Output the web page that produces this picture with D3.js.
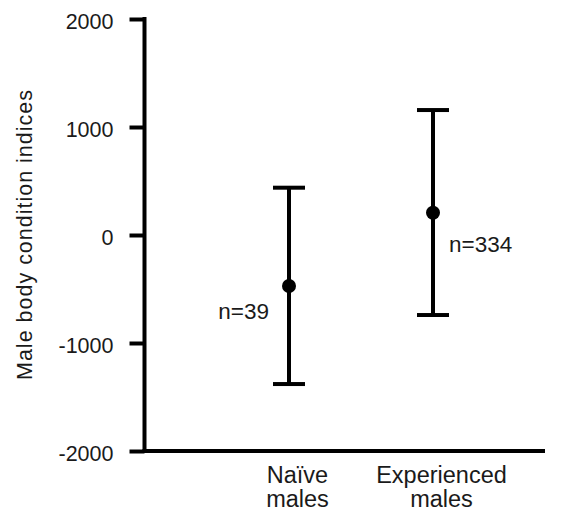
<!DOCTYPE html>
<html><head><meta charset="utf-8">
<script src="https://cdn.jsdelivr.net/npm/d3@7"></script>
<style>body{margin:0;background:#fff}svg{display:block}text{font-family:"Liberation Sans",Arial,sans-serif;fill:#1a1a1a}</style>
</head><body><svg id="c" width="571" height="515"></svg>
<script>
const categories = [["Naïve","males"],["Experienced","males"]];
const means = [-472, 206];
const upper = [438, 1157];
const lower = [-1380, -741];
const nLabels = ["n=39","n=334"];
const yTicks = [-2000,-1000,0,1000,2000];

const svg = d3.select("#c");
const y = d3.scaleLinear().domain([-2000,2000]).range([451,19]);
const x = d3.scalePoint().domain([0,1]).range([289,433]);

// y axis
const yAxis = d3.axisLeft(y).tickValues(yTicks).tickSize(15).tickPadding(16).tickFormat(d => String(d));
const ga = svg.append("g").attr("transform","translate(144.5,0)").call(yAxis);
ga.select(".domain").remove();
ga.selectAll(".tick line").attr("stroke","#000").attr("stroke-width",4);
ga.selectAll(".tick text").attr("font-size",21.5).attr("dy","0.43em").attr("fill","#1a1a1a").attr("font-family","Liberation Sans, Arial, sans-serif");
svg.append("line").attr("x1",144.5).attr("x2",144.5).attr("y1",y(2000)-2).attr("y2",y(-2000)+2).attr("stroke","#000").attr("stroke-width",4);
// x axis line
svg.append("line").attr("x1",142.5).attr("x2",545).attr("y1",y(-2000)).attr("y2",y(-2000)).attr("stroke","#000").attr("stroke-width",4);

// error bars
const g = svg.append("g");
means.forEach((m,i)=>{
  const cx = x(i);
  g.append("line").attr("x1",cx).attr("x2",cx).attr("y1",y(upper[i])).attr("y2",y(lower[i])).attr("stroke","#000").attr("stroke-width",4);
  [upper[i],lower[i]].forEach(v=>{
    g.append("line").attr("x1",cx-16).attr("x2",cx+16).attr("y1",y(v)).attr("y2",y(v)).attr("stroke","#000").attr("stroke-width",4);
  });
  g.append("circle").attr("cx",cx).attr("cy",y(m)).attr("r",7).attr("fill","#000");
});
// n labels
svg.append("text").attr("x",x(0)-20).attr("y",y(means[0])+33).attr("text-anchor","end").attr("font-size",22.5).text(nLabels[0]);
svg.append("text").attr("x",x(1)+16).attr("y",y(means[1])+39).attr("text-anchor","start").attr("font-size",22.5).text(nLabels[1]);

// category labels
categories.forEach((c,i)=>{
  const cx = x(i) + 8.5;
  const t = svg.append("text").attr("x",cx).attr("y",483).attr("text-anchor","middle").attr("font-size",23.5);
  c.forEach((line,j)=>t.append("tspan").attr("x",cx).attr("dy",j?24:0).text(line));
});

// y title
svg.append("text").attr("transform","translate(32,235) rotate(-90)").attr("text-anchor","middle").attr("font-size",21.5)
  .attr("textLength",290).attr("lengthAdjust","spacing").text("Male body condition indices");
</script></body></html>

◇ ◇ ◇ ◇

Short exercise
Pictures are excluded; output everything else in the data verbatim.

Written solution
Output the web page that produces this picture with D3.js.
<!DOCTYPE html>
<html><head><meta charset="utf-8">
<script src="https://cdn.jsdelivr.net/npm/d3@7"></script>
<style>body{margin:0;background:#fff}svg{display:block}text{font-family:"Liberation Sans",Arial,sans-serif;fill:#1a1a1a}</style>
</head><body><svg id="c" width="571" height="515"></svg>
<script>
const categories = [["Naïve","males"],["Experienced","males"]];
const means = [-472, 206];
const upper = [438, 1157];
const lower = [-1380, -741];
const nLabels = ["n=39","n=334"];
const yTicks = [-2000,-1000,0,1000,2000];

const svg = d3.select("#c");
const y = d3.scaleLinear().domain([-2000,2000]).range([451,19]);
const x = d3.scalePoint().domain([0,1]).range([289,433]);

// y axis
const yAxis = d3.axisLeft(y).tickValues(yTicks).tickSize(15).tickPadding(16).tickFormat(d => String(d));
const ga = svg.append("g").attr("transform","translate(144.5,0)").call(yAxis);
ga.select(".domain").remove();
ga.selectAll(".tick line").attr("stroke","#000").attr("stroke-width",4);
ga.selectAll(".tick text").attr("font-size",21.5).attr("dy","0.43em").attr("fill","#1a1a1a").attr("font-family","Liberation Sans, Arial, sans-serif");
svg.append("line").attr("x1",144.5).attr("x2",144.5).attr("y1",y(2000)-2).attr("y2",y(-2000)+2).attr("stroke","#000").attr("stroke-width",4);
// x axis line
svg.append("line").attr("x1",142.5).attr("x2",545).attr("y1",y(-2000)).attr("y2",y(-2000)).attr("stroke","#000").attr("stroke-width",4);

// error bars
const g = svg.append("g");
means.forEach((m,i)=>{
  const cx = x(i);
  g.append("line").attr("x1",cx).attr("x2",cx).attr("y1",y(upper[i])).attr("y2",y(lower[i])).attr("stroke","#000").attr("stroke-width",4);
  [upper[i],lower[i]].forEach(v=>{
    g.append("line").attr("x1",cx-16).attr("x2",cx+16).attr("y1",y(v)).attr("y2",y(v)).attr("stroke","#000").attr("stroke-width",4);
  });
  g.append("circle").attr("cx",cx).attr("cy",y(m)).attr("r",7).attr("fill","#000");
});
// n labels
svg.append("text").attr("x",x(0)-20).attr("y",y(means[0])+33).attr("text-anchor","end").attr("font-size",22.5).text(nLabels[0]);
svg.append("text").attr("x",x(1)+16).attr("y",y(means[1])+39).attr("text-anchor","start").attr("font-size",22.5).text(nLabels[1]);

// category labels
categories.forEach((c,i)=>{
  const cx = x(i) + 8.5;
  const t = svg.append("text").attr("x",cx).attr("y",483).attr("text-anchor","middle").attr("font-size",23.5);
  c.forEach((line,j)=>t.append("tspan").attr("x",cx).attr("dy",j?24:0).text(line));
});

// y title
svg.append("text").attr("transform","translate(32,235) rotate(-90)").attr("text-anchor","middle").attr("font-size",21.5)
  .attr("textLength",290).attr("lengthAdjust","spacing").text("Male body condition indices");
</script></body></html>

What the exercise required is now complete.